The courts’ approach to BWS here and overseas also provides an extremely valuable teaching tool as it allows consideration of the rationale of criminal defences (something the authors profess to be interested in). The limited discussion this text provides effectively prevents this tool from being available to students. The authors instead dismissively conclude that any anomalies in the area are a matter for legislative reform and are seemingly not worthy of further critical attention. The proposed defence of excusable self-protection (more commonly referred to in the literature as self-presentation) suggested by the authors is also not referenced back to the women’s groups in England, Australia or New Zealand who were the first to propose it.

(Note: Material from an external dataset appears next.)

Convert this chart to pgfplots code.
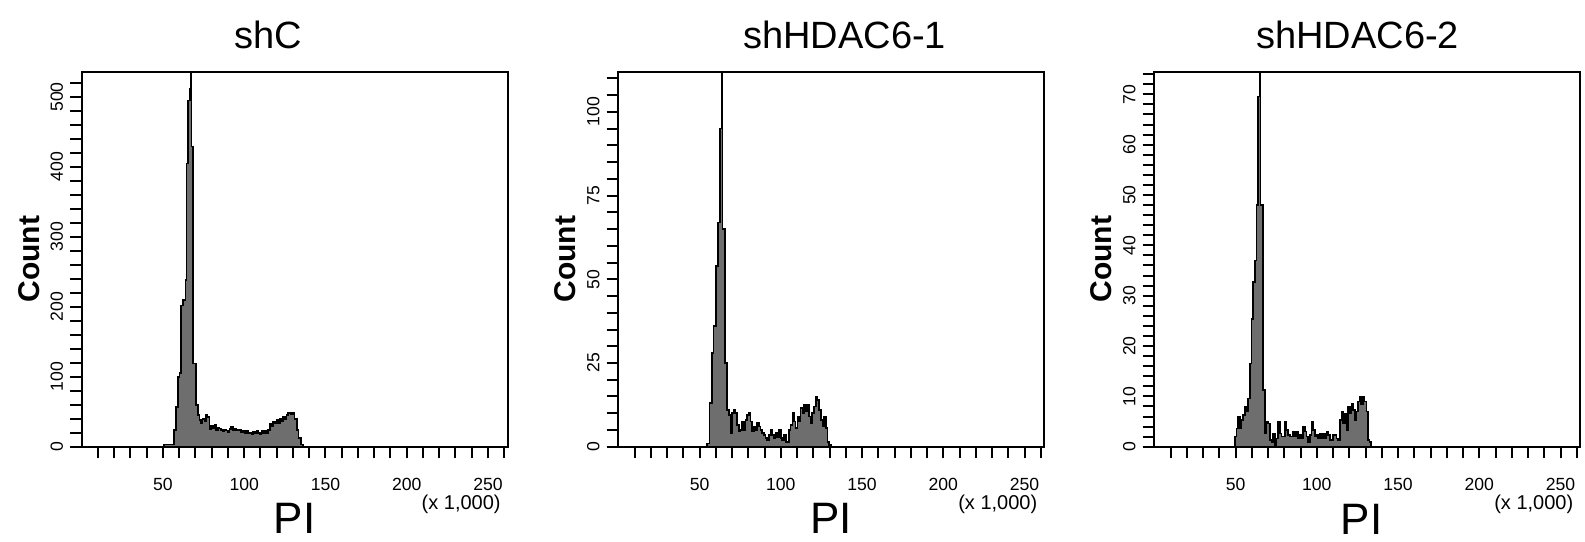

There are also other topics of importance to New Zealand students of criminal law which do not receive enough attention. Most importantly, when the authors discuss theories of criminal responsibility, they often fail to discuss issues arising in the New Zealand context, in particular the tradition of Maori justice. For example, in the chapter on actus reus the authors make the point that there is “no doctrine of collective responsibility in our criminal law”.
They go on to give examples of other possible approaches:
At one time, it was the practice in Greece to hold the entire city punishable for the crimes of its leaders. Similarly, the Chinese doctrine of liah-tsua would result in a whole family or village being punished for the wrongdoing of one of its members.
The examples from China and ancient Greece are no doubt fascinating to some, but they do not help educate New Zealand law students in the cultural heritage of the tangata whenua.
In terms of structure, Principles of Criminal Law also disappoints. There are insufficient cross-references to other parts of the text (explicable, given how the writing of the book was divided up, but not excusable). The treatment of mistake in the section on defences is also misleading. In some chapters the content of the book is virtually identical to the authors’ previous writing in the area (for example, Simester’s Criminal Law Journal article on intention). Such cutting and pasting also adds to the disjointed and often confusing nature of the text which should have been much more rigorously edited.
In my view it is very disappointing that such a timely and worthwhile project undertaken by three well-qualified criminal lawyers fails to provide what it aimed to provide: an accessible, quality criminal law text for New Zealand law students. Instead they have produced an unnecessarily lengthier collection of their own previous articles, chapters and case notes which constantly and consistently displays their own preference for (mostly) English jurisprudence and academic comment. The authors have not made a real attempt to provide a criminal law text for New Zealand which will remain of relevance into the next century. As a consequence, New Zealand criminal law students still do not have access to such a publication.
Elisabeth McDonald is a senior lecturer in law at Victoria University of Wellington.